__WORK INSTRUCTIONS__
Reproduce the lines exactly, beginning with the line that has "Give me the matplotlib source for this chart." and ending with the line that has "handletextpad=0.25, columnspacing=2.6)". Images are left out.

##### INPUT RECORDS

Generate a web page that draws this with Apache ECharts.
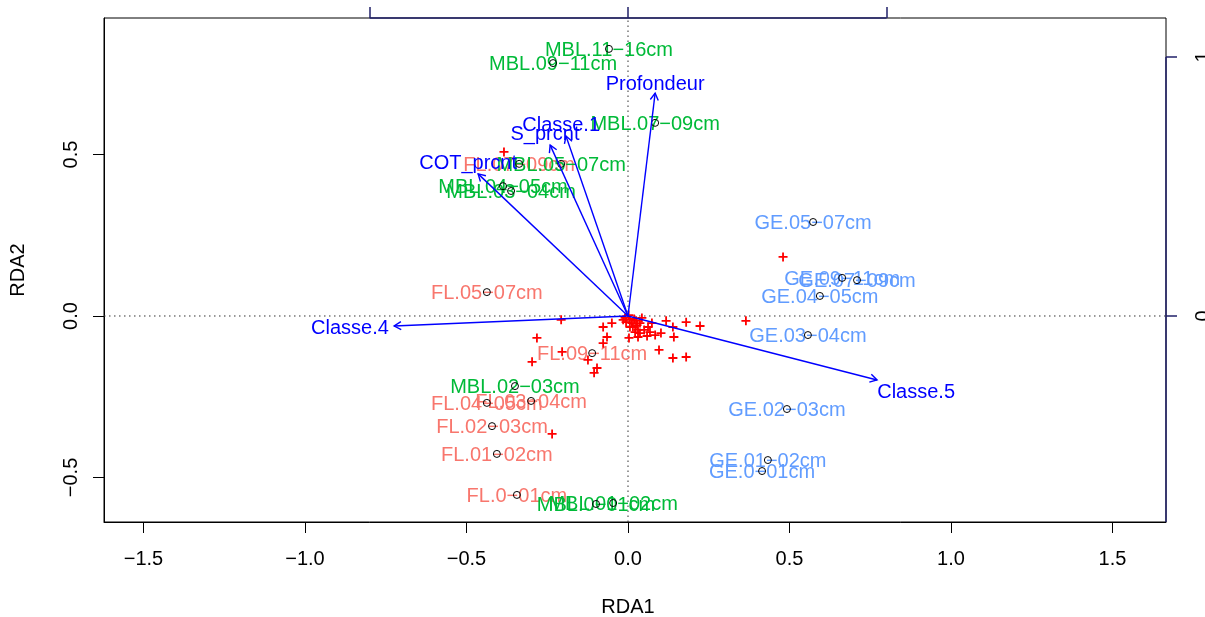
<!DOCTYPE html>
<html>
<head>
<meta charset="utf-8">
<script src="https://cdn.jsdelivr.net/npm/echarts/dist/echarts.min.js"></script>
<style>html,body{margin:0;padding:0;background:#fff}#chart{width:1205px;height:617px}</style>
</head>
<body>
<div id="chart"></div>
<script>
// ---------- data ----------
const flNames = ['FL.0−01cm','FL.01−02cm','FL.02−03cm','FL.03−04cm','FL.04−05cm','FL.05−07cm','FL.07−09cm','FL.09−11cm'];
const flX = [-0.344,-0.406,-0.421,-0.300,-0.437,-0.437,-0.337,-0.111];
const flY = [-0.554,-0.427,-0.341,-0.263,-0.269,0.074,0.471,-0.115];

const geNames = ['GE.0−01cm','GE.01−02cm','GE.02−03cm','GE.03−04cm','GE.04−05cm','GE.05−07cm','GE.07−09cm','GE.09−11cm'];
const geX = [0.415,0.433,0.492,0.557,0.594,0.573,0.709,0.663];
const geY = [-0.480,-0.446,-0.288,-0.059,0.062,0.291,0.111,0.118];

const mblNames = ['MBL.0−01cm','MBL.01−02cm','MBL.02−03cm','MBL.03−04cm','MBL.04−05cm','MBL.05−07cm','MBL.07−09cm','MBL.09−11cm','MBL.11−16cm'];
const mblX = [-0.099,-0.046,-0.350,-0.362,-0.387,-0.207,0.084,-0.232,-0.059];
const mblY = [-0.582,-0.579,-0.217,0.387,0.402,0.471,0.598,0.783,0.827];

const spX = [-0.384,0.480,0.365,-0.207,-0.282,-0.297,-0.204,-0.124,-0.096,-0.105,-0.235,-0.050,-0.077,-0.065,-0.077,-0.015,0.002,0.006,0.012,0.015,0.028,0.037,0.031,0.022,0.006,0.043,0.050,0.062,0.074,0.068,0.059,0.037,0.003,0.031,0.084,0.102,0.118,0.139,0.180,0.223,0.142,0.096,0.139,0.180,-0.009,0.019,-0.006,0.025];
const spY = [0.508,0.183,-0.015,-0.012,-0.068,-0.142,-0.111,-0.136,-0.161,-0.176,-0.365,-0.022,-0.034,-0.065,-0.084,-0.012,0.003,-0.012,-0.022,-0.034,-0.028,-0.022,-0.043,-0.050,-0.034,-0.006,-0.043,-0.034,-0.022,-0.050,-0.062,-0.053,-0.068,-0.065,-0.059,-0.053,-0.015,-0.034,-0.019,-0.031,-0.065,-0.105,-0.130,-0.127,-0.006,-0.009,-0.019,-0.015];

const envNames = ['Profondeur','Classe.1','S_prcnt','COT_prcnt','Classe.4','Classe.5'];
const envX = [0.084,-0.192,-0.241,-0.464,-0.724,0.771];
const envY = [0.690,0.557,0.529,0.440,-0.031,-0.198];
const envLabelX = [0.084,-0.207,-0.257,-0.495,-0.861,0.892];
const envLabelY = [0.721,0.595,0.567,0.477,-0.034,-0.232];

const xTicks = [-1.5,-1.0,-0.5,0,0.5,1.0,1.5];
const yTicks = [-0.5,0,0.5];
const topTicks = [-1,0,1];
const rightTicks = [0,1];

// ---------- chart ----------
const FF = '"Liberation Sans", Arial, Helvetica, sans-serif';
const FS = 20;
const NAVY = '#22226a';
const fmt1 = v => (v < 0 ? '−' : '') + Math.abs(v).toFixed(1);
const fmt0 = v => (v < 0 ? '−' : '') + Math.abs(v).toFixed(0);

const XMIN = -1.6223, XMAX = 1.6656, YMIN = -0.6378, YMAX = 0.9226;

function textSeries(names, xs, ys, color, z) {
  return {
    type: 'scatter', xAxisIndex: 0, yAxisIndex: 0, z: z, silent: true,
    symbol: 'circle', symbolSize: 1, itemStyle: {color: 'transparent', opacity: 1},
    data: xs.map((x, i) => [x, ys[i], names[i]]),
    label: {show: true, position: 'inside', offset: [0, 1.5], formatter: p => p.data[2],
      color: color, opacity: 1, fontSize: FS, fontFamily: FF},
    emphasis: {disabled: true}
  };
}

const circleData = []
  .concat(flX.map((x, i) => [x, flY[i]]))
  .concat(geX.map((x, i) => [x, geY[i]]))
  .concat(mblX.map((x, i) => [x, mblY[i]]));

function renderArrow(params, api) {
  const o = api.coord([0, 0]);
  const h = api.coord([api.value(0), api.value(1)]);
  const ang = Math.atan2(h[1] - o[1], h[0] - o[0]);
  const L = 8, a = Math.PI / 6;
  const p1 = [h[0] - L * Math.cos(ang - a), h[1] - L * Math.sin(ang - a)];
  const p2 = [h[0] - L * Math.cos(ang + a), h[1] - L * Math.sin(ang + a)];
  return {
    type: 'group',
    children: [
      {type: 'line', shape: {x1: o[0], y1: o[1], x2: h[0], y2: h[1]}, style: {stroke: '#0000FF', lineWidth: 1.4}},
      {type: 'polyline', shape: {points: [p1, h, p2]}, style: {stroke: '#0000FF', lineWidth: 1.4, fill: null}}
    ]
  };
}

const chart = echarts.init(document.getElementById('chart'), null, {renderer: 'canvas'});
chart.setOption({
  animation: false,
  backgroundColor: '#fff',
  grid: {left: 104, right: 39, top: 18, bottom: 95, containLabel: false, outerBoundsMode: 'none',
    show: true, borderColor: '#000', borderWidth: 1, backgroundColor: 'transparent'},
  xAxis: [
    {type: 'value', position: 'bottom', min: XMIN, max: XMAX,
      axisLine: {show: true, onZero: false, lineStyle: {color: '#000', width: 1}},
      splitLine: {show: false},
      axisTick: {show: true, length: 11, customValues: xTicks, lineStyle: {color: '#000', width: 1}},
      axisLabel: {customValues: xTicks, formatter: fmt1, margin: 27, fontSize: FS, color: '#000', fontFamily: FF}},
    {type: 'value', position: 'top', min: -2.027, max: 2.081,
      axisLine: {show: false, onZero: false},
      splitLine: {show: false},
      axisTick: {show: true, length: 11, customValues: topTicks, lineStyle: {color: NAVY, width: 1.5}},
      axisLabel: {show: false, customValues: topTicks, formatter: fmt0}}
  ],
  yAxis: [
    {type: 'value', position: 'left', min: YMIN, max: YMAX,
      axisLine: {show: true, onZero: false, lineStyle: {color: '#000', width: 1}},
      splitLine: {show: false},
      axisTick: {show: true, length: 11, customValues: yTicks, lineStyle: {color: '#000', width: 1}},
      axisLabel: {customValues: yTicks, formatter: fmt1, rotate: 90, margin: 23, fontSize: FS, color: '#000', fontFamily: FF}},
    {type: 'value', position: 'right', min: -0.7954, max: 1.1506,
      axisLine: {show: false, onZero: false},
      splitLine: {show: false},
      axisTick: {show: true, length: 11, customValues: rightTicks, lineStyle: {color: NAVY, width: 1.5}},
      axisLabel: {customValues: rightTicks, formatter: fmt0, rotate: 90, margin: 27, fontSize: FS, color: '#000', fontFamily: FF}}
  ],
  graphic: [
    {type: 'text', x: 628, y: 607, silent: true,
      style: {text: 'RDA1', fontSize: FS, fontFamily: FF, fill: '#000', align: 'center', verticalAlign: 'middle', textAlign: 'center', textVerticalAlign: 'middle'}},
    {type: 'text', x: 18, y: 270, rotation: Math.PI / 2, silent: true,
      style: {text: 'RDA2', fontSize: FS, fontFamily: FF, fill: '#000', align: 'center', verticalAlign: 'middle', textAlign: 'center', textVerticalAlign: 'middle'}}
  ],
  series: [
    // dotted zero lines
    {type: 'line', xAxisIndex: 0, yAxisIndex: 0, z: 1, silent: true, symbol: 'none',
      data: [[0, YMIN], [0, YMAX]], lineStyle: {color: '#333', width: 1, type: [1.5, 3.5]}},
    {type: 'line', xAxisIndex: 0, yAxisIndex: 0, z: 1, silent: true, symbol: 'none',
      data: [[XMIN, 0], [XMAX, 0]], lineStyle: {color: '#333', width: 1, type: [1.5, 3.5]}},
    // secondary axis lines (biplot scale)
    {type: 'line', xAxisIndex: 1, yAxisIndex: 0, z: 8, silent: true, symbol: 'none', clip: false,
      data: [[topTicks[0], YMAX], [topTicks[topTicks.length - 1], YMAX]], lineStyle: {color: NAVY, width: 1.5}},
    {type: 'line', xAxisIndex: 0, yAxisIndex: 1, z: 8, silent: true, symbol: 'none', clip: false,
      data: [[XMAX, -0.7954], [XMAX, rightTicks[rightTicks.length - 1]]], lineStyle: {color: NAVY, width: 1.5}},
    // site labels
    textSeries(flNames, flX, flY, '#F8766D', 2),
    textSeries(geNames, geX, geY, '#619CFF', 2),
    textSeries(mblNames, mblX, mblY, '#00BA38', 2),
    // species
    {type: 'scatter', xAxisIndex: 0, yAxisIndex: 0, z: 3, silent: true,
      symbol: 'path://M4,0H6V4H10V6H6V10H4V6H0V4H4Z', symbolSize: 9,
      itemStyle: {color: '#FF0000', opacity: 1},
      data: spX.map((x, i) => [x, spY[i]])},
    // site circles
    {type: 'scatter', xAxisIndex: 0, yAxisIndex: 0, z: 4, silent: true,
      symbol: 'circle', symbolSize: 7,
      itemStyle: {color: 'transparent', borderColor: '#000', borderWidth: 1, opacity: 1},
      data: circleData},
    // environmental arrows
    {type: 'custom', xAxisIndex: 0, yAxisIndex: 0, z: 5, silent: true,
      renderItem: renderArrow,
      data: envX.map((x, i) => [x, envY[i]])},
    textSeries(envNames, envLabelX, envLabelY, '#0000FF', 6)
  ]
});
</script>
</body>
</html>
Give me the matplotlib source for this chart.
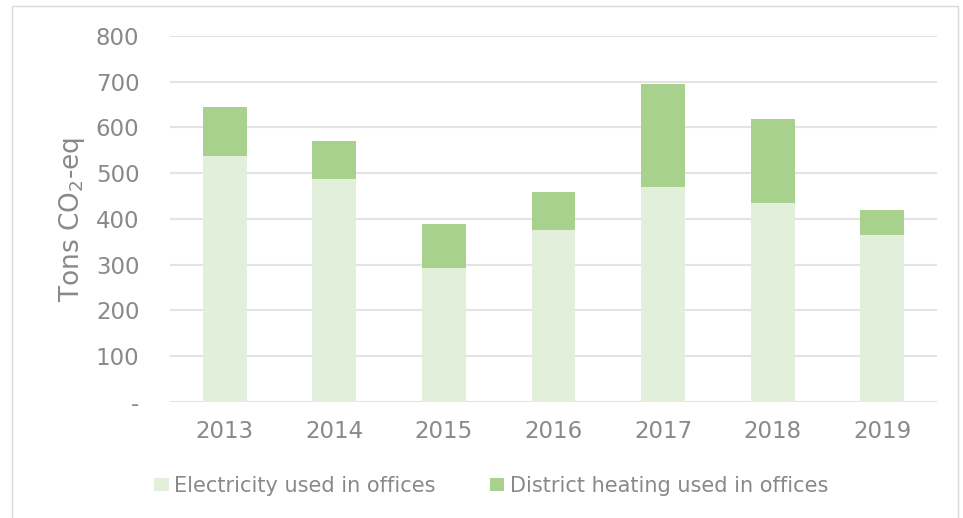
import numpy as np
import matplotlib.pyplot as plt
from matplotlib.patches import Rectangle

years = ['2013', '2014', '2015', '2016', '2017', '2018', '2019']
electricity = [538, 487, 293, 376, 470, 434, 365]
district_heating = [107, 83, 96, 82, 225, 185, 55]

text_grey = '#898989'
elec_color = '#e2efda'
heat_color = '#a9d18e'

fig = plt.figure(figsize=(9.63, 5.18), dpi=100)
ax = fig.add_axes([0.1765, 0.224, 0.7965, 0.7065])

x = np.arange(len(years))
ax.bar(x, electricity, width=0.4, color=elec_color, label='Electricity used in offices', zorder=2)
ax.bar(x, district_heating, width=0.4, bottom=electricity, color=heat_color,
       label='District heating used in offices', zorder=2)

ax.set_xlim(-0.5, len(years) - 0.5)
ax.set_ylim(0, 800)
ax.set_yticks(range(0, 801, 100))
ax.set_yticklabels(['-'] + [str(v) for v in range(100, 801, 100)])
ax.set_xticks(x)
ax.set_xticklabels(years)
ax.grid(axis='y', color='#e3e3e3', linewidth=1.5, zorder=0)
ax.tick_params(length=0, labelsize=16.5, colors=text_grey)
ax.tick_params(axis='y', pad=22)
ax.tick_params(axis='x', pad=13)
for s in ax.spines.values():
    s.set_visible(False)

ax.set_ylabel(r'Tons CO$_2$-eq', fontsize=19, color=text_grey, labelpad=6)

leg = fig.legend(loc='center', bbox_to_anchor=(0.51, 0.062), ncol=2, frameon=False,
                 fontsize=15, labelcolor=text_grey, handlelength=0.7, handleheight=0.6,
                 handletextpad=0.25, columnspacing=2.6)

# light border round the chart
fig.patches.append(Rectangle((12 / 963, -0.01), 946 / 963, 1 - 6 / 518 + 0.01,
                             transform=fig.transFigure, fill=False,
                             edgecolor='#d9d9d9', linewidth=1))

fig.savefig('out.png', dpi=100)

##########

__EXERCISE SOLUTION__
Give me the matplotlib source for this chart.
import numpy as np
import matplotlib.pyplot as plt
from matplotlib.patches import Rectangle

years = ['2013', '2014', '2015', '2016', '2017', '2018', '2019']
electricity = [538, 487, 293, 376, 470, 434, 365]
district_heating = [107, 83, 96, 82, 225, 185, 55]

text_grey = '#898989'
elec_color = '#e2efda'
heat_color = '#a9d18e'

fig = plt.figure(figsize=(9.63, 5.18), dpi=100)
ax = fig.add_axes([0.1765, 0.224, 0.7965, 0.7065])

x = np.arange(len(years))
ax.bar(x, electricity, width=0.4, color=elec_color, label='Electricity used in offices', zorder=2)
ax.bar(x, district_heating, width=0.4, bottom=electricity, color=heat_color,
       label='District heating used in offices', zorder=2)

ax.set_xlim(-0.5, len(years) - 0.5)
ax.set_ylim(0, 800)
ax.set_yticks(range(0, 801, 100))
ax.set_yticklabels(['-'] + [str(v) for v in range(100, 801, 100)])
ax.set_xticks(x)
ax.set_xticklabels(years)
ax.grid(axis='y', color='#e3e3e3', linewidth=1.5, zorder=0)
ax.tick_params(length=0, labelsize=16.5, colors=text_grey)
ax.tick_params(axis='y', pad=22)
ax.tick_params(axis='x', pad=13)
for s in ax.spines.values():
    s.set_visible(False)

ax.set_ylabel(r'Tons CO$_2$-eq', fontsize=19, color=text_grey, labelpad=6)

leg = fig.legend(loc='center', bbox_to_anchor=(0.51, 0.062), ncol=2, frameon=False,
                 fontsize=15, labelcolor=text_grey, handlelength=0.7, handleheight=0.6,
                 handletextpad=0.25, columnspacing=2.6)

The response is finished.